Honderich then points out that what we are really doing when we say that there is "no lawlike relationship between two things under certain descriptions" is taking certain properties and noting that the two things are not in relation in virtue of those particular properties. But this does not mean they are not in lawlike relation in virtue of certain other properties, such as weight in the pears example. On this basis, we can formulate the generalization that Honderich calls 'the Nomological Character of Causally-Relevant Properties'. Then we ask what the causally relevant properties of the mental events which cause physical events are.

Since Davidson believes that mental events are causally efficacious (i.e. he rejects epiphenomenalism), then it must be a mental event as such (mental properties of mental events) which are the causally relevant properties.
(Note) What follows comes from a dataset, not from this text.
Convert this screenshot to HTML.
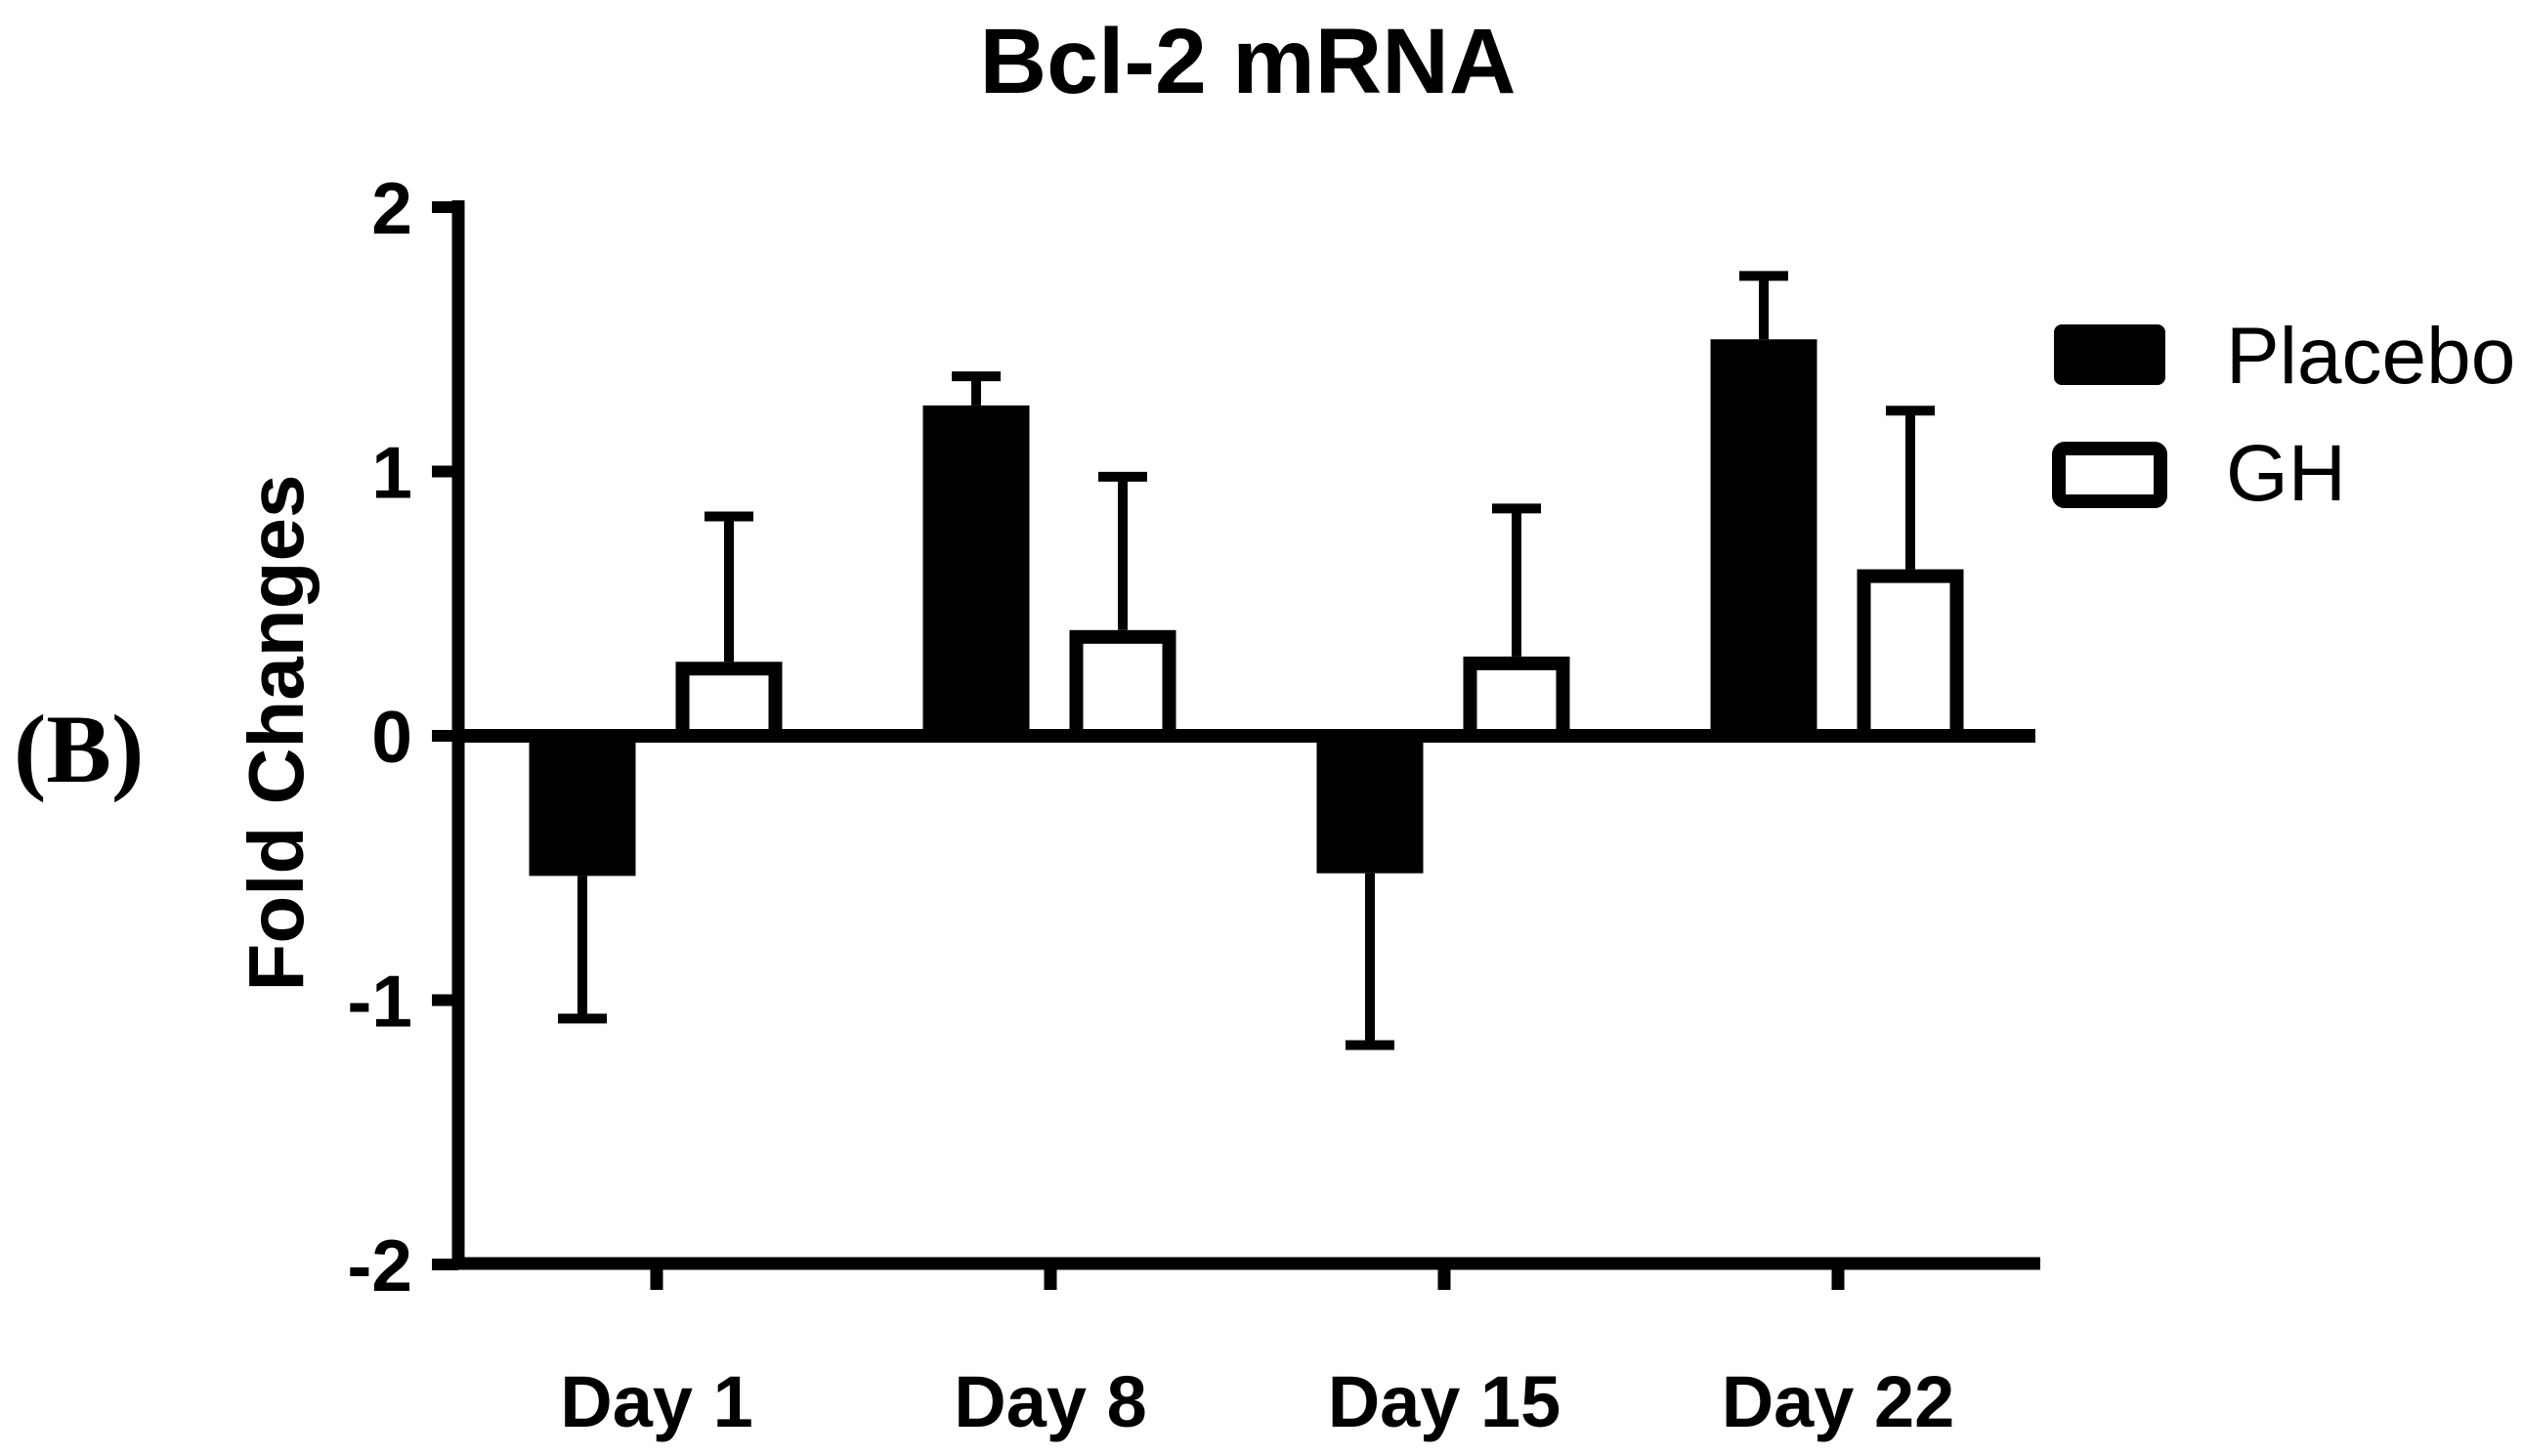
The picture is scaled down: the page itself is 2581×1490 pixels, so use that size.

But if we accept the first two claims of the argument for AM, along with the idea of the causal efficacy of the mental, and the Principle of Causally-Relevant properties, then the result is a denial of anomalous monism because there are indeed psycho-physical lawlike connections. On the other hand, if we wish to retain the principle of the anomalism of the mental then we must reject causal efficacy and embrace epiphenomenalism.

Davidson has responded to such arguments by reformulating anomalous monism and has defended the improved version in Thinking Causes. He points out that the defect in the so-called epiphenominalism problem lies in its confusion of the concept "by virtue of" (or necessary for) with the idea of an event's being responsible for another. Also, Honderich's example of the pears and the scale is jerry rigged in such a way that only a single effect is taken into consideration: the alteration on the scale. But the action of placing pears on a scale can have many different effects; it can attract the attention of a customer, for example. In this case, the causally relevant properties would be precisely the color, shape and other irrelevant properties of the fruit. What is relevant or irrelevant therefore depends, in part, on the context of explanatory interest.